START RECORDED DATA
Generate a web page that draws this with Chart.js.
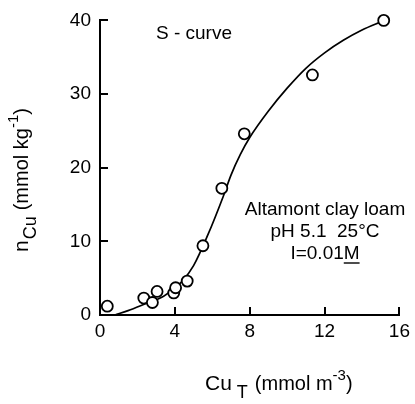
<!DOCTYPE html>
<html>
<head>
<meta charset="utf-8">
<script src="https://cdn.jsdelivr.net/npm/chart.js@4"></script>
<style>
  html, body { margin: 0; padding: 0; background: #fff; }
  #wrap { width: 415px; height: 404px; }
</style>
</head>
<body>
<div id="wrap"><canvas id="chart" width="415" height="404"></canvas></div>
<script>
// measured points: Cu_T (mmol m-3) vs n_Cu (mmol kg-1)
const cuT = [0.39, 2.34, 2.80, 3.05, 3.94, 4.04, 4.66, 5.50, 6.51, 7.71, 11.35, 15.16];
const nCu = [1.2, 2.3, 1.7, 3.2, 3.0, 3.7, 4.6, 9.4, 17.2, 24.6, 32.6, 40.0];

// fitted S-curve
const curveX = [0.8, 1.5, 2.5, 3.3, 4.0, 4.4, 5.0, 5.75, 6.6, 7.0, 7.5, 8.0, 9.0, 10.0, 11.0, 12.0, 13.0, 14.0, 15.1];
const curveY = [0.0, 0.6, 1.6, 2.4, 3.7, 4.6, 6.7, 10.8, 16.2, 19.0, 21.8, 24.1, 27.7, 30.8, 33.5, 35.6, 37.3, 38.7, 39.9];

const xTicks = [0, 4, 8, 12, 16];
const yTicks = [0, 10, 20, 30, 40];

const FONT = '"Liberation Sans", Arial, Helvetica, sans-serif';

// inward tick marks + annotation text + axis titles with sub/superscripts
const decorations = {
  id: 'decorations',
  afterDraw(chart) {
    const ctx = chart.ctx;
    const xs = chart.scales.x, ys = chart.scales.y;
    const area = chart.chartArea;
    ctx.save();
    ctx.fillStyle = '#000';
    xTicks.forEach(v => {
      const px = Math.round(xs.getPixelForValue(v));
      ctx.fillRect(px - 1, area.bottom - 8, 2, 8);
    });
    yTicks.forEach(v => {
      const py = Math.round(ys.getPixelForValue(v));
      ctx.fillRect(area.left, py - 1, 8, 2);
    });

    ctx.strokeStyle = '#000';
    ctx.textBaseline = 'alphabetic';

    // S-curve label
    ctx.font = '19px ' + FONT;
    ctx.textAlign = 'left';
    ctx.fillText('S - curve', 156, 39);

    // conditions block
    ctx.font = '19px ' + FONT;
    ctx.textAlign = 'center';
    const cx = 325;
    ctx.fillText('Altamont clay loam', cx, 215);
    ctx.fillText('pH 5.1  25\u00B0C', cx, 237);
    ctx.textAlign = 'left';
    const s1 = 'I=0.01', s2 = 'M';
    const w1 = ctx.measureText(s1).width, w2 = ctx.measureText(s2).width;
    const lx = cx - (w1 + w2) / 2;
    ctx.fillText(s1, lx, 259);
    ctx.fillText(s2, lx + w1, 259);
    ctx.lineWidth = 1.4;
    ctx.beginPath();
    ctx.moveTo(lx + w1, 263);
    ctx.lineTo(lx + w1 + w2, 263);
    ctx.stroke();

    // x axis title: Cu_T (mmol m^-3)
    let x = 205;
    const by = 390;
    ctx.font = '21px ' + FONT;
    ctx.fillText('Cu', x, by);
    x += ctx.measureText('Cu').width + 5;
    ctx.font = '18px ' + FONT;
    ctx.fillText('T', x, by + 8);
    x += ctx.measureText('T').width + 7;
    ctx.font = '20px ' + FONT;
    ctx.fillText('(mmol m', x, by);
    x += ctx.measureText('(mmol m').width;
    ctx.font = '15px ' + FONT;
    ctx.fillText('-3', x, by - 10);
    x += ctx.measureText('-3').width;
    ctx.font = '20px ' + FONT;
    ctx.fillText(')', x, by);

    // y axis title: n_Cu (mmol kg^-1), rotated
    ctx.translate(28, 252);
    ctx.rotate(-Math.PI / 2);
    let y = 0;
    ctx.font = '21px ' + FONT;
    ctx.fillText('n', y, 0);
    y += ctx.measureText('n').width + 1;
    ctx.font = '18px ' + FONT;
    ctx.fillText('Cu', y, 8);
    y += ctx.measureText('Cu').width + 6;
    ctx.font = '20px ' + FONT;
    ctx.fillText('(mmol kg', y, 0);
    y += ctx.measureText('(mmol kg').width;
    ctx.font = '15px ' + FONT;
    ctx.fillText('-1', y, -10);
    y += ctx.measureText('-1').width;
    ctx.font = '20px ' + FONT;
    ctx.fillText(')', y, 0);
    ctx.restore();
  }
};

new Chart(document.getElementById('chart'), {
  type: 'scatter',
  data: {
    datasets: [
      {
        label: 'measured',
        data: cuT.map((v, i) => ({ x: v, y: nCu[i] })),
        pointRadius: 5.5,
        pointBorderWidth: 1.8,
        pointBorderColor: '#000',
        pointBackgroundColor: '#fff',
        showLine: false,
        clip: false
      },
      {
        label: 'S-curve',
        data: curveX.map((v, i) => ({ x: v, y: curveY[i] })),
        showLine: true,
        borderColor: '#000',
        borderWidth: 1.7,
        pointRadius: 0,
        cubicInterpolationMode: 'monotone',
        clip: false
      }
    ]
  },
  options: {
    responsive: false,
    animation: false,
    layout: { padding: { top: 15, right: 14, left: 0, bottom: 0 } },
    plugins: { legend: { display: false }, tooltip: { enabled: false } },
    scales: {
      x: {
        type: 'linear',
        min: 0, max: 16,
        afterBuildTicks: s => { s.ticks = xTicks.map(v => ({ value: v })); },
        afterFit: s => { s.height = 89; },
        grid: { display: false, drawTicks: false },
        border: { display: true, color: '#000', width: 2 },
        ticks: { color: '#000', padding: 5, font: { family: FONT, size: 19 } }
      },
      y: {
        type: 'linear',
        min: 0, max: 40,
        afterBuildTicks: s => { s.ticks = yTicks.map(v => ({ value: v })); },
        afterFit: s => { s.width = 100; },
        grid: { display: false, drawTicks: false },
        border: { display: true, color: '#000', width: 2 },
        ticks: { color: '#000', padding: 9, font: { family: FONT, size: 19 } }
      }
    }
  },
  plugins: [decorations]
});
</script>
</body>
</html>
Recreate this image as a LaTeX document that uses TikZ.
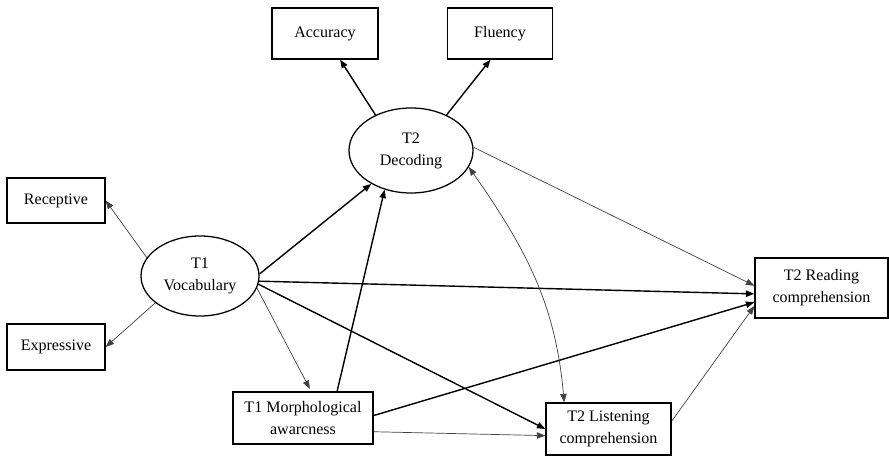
END RECORDED DATA
◆ **BRIEF**
Leave the pictures out and copy the rest of the data exactly.

◆ **RESULT BELOW**
Generate a web page that draws this with Chart.js.
<!DOCTYPE html>
<html>
<head>
<meta charset="utf-8">
<script src="https://cdn.jsdelivr.net/npm/chart.js@4"></script>
<style>
  html, body { margin: 0; padding: 0; background: #fff; }
  #wrap { width: 415px; height: 404px; }
</style>
</head>
<body>
<div id="wrap"><canvas id="chart" width="415" height="404"></canvas></div>
<script>
// measured points: Cu_T (mmol m-3) vs n_Cu (mmol kg-1)
const cuT = [0.39, 2.34, 2.80, 3.05, 3.94, 4.04, 4.66, 5.50, 6.51, 7.71, 11.35, 15.16];
const nCu = [1.2, 2.3, 1.7, 3.2, 3.0, 3.7, 4.6, 9.4, 17.2, 24.6, 32.6, 40.0];

// fitted S-curve
const curveX = [0.8, 1.5, 2.5, 3.3, 4.0, 4.4, 5.0, 5.75, 6.6, 7.0, 7.5, 8.0, 9.0, 10.0, 11.0, 12.0, 13.0, 14.0, 15.1];
const curveY = [0.0, 0.6, 1.6, 2.4, 3.7, 4.6, 6.7, 10.8, 16.2, 19.0, 21.8, 24.1, 27.7, 30.8, 33.5, 35.6, 37.3, 38.7, 39.9];

const xTicks = [0, 4, 8, 12, 16];
const yTicks = [0, 10, 20, 30, 40];

const FONT = '"Liberation Sans", Arial, Helvetica, sans-serif';

// inward tick marks + annotation text + axis titles with sub/superscripts
const decorations = {
  id: 'decorations',
  afterDraw(chart) {
    const ctx = chart.ctx;
    const xs = chart.scales.x, ys = chart.scales.y;
    const area = chart.chartArea;
    ctx.save();
    ctx.fillStyle = '#000';
    xTicks.forEach(v => {
      const px = Math.round(xs.getPixelForValue(v));
      ctx.fillRect(px - 1, area.bottom - 8, 2, 8);
    });
    yTicks.forEach(v => {
      const py = Math.round(ys.getPixelForValue(v));
      ctx.fillRect(area.left, py - 1, 8, 2);
    });

    ctx.strokeStyle = '#000';
    ctx.textBaseline = 'alphabetic';

    // S-curve label
    ctx.font = '19px ' + FONT;
    ctx.textAlign = 'left';
    ctx.fillText('S - curve', 156, 39);

    // conditions block
    ctx.font = '19px ' + FONT;
    ctx.textAlign = 'center';
    const cx = 325;
    ctx.fillText('Altamont clay loam', cx, 215);
    ctx.fillText('pH 5.1  25\u00B0C', cx, 237);
    ctx.textAlign = 'left';
    const s1 = 'I=0.01', s2 = 'M';
    const w1 = ctx.measureText(s1).width, w2 = ctx.measureText(s2).width;
    const lx = cx - (w1 + w2) / 2;
    ctx.fillText(s1, lx, 259);
    ctx.fillText(s2, lx + w1, 259);
    ctx.lineWidth = 1.4;
    ctx.beginPath();
    ctx.moveTo(lx + w1, 263);
    ctx.lineTo(lx + w1 + w2, 263);
    ctx.stroke();

    // x axis title: Cu_T (mmol m^-3)
    let x = 205;
    const by = 390;
    ctx.font = '21px ' + FONT;
    ctx.fillText('Cu', x, by);
    x += ctx.measureText('Cu').width + 5;
    ctx.font = '18px ' + FONT;
    ctx.fillText('T', x, by + 8);
    x += ctx.measureText('T').width + 7;
    ctx.font = '20px ' + FONT;
    ctx.fillText('(mmol m', x, by);
    x += ctx.measureText('(mmol m').width;
    ctx.font = '15px ' + FONT;
    ctx.fillText('-3', x, by - 10);
    x += ctx.measureText('-3').width;
    ctx.font = '20px ' + FONT;
    ctx.fillText(')', x, by);

    // y axis title: n_Cu (mmol kg^-1), rotated
    ctx.translate(28, 252);
    ctx.rotate(-Math.PI / 2);
    let y = 0;
    ctx.font = '21px ' + FONT;
    ctx.fillText('n', y, 0);
    y += ctx.measureText('n').width + 1;
    ctx.font = '18px ' + FONT;
    ctx.fillText('Cu', y, 8);
    y += ctx.measureText('Cu').width + 6;
    ctx.font = '20px ' + FONT;
    ctx.fillText('(mmol kg', y, 0);
    y += ctx.measureText('(mmol kg').width;
    ctx.font = '15px ' + FONT;
    ctx.fillText('-1', y, -10);
    y += ctx.measureText('-1').width;
    ctx.font = '20px ' + FONT;
    ctx.fillText(')', y, 0);
    ctx.restore();
  }
};

new Chart(document.getElementById('chart'), {
  type: 'scatter',
  data: {
    datasets: [
      {
        label: 'measured',
        data: cuT.map((v, i) => ({ x: v, y: nCu[i] })),
        pointRadius: 5.5,
        pointBorderWidth: 1.8,
        pointBorderColor: '#000',
        pointBackgroundColor: '#fff',
        showLine: false,
        clip: false
      },
      {
        label: 'S-curve',
        data: curveX.map((v, i) => ({ x: v, y: curveY[i] })),
        showLine: true,
        borderColor: '#000',
        borderWidth: 1.7,
        pointRadius: 0,
        cubicInterpolationMode: 'monotone',
        clip: false
      }
    ]
  },
  options: {
    responsive: false,
    animation: false,
    layout: { padding: { top: 15, right: 14, left: 0, bottom: 0 } },
    plugins: { legend: { display: false }, tooltip: { enabled: false } },
    scales: {
      x: {
        type: 'linear',
        min: 0, max: 16,
        afterBuildTicks: s => { s.ticks = xTicks.map(v => ({ value: v })); },
        afterFit: s => { s.height = 89; },
        grid: { display: false, drawTicks: false },
        border: { display: true, color: '#000', width: 2 },
        ticks: { color: '#000', padding: 5, font: { family: FONT, size: 19 } }
      },
      y: {
        type: 'linear',
        min: 0, max: 40,
        afterBuildTicks: s => { s.ticks = yTicks.map(v => ({ value: v })); },
        afterFit: s => { s.width = 100; },
        grid: { display: false, drawTicks: false },
        border: { display: true, color: '#000', width: 2 },
        ticks: { color: '#000', padding: 9, font: { family: FONT, size: 19 } }
      }
    }
  },
  plugins: [decorations]
});
</script>
</body>
</html>
Recreate this image as a LaTeX document that uses TikZ.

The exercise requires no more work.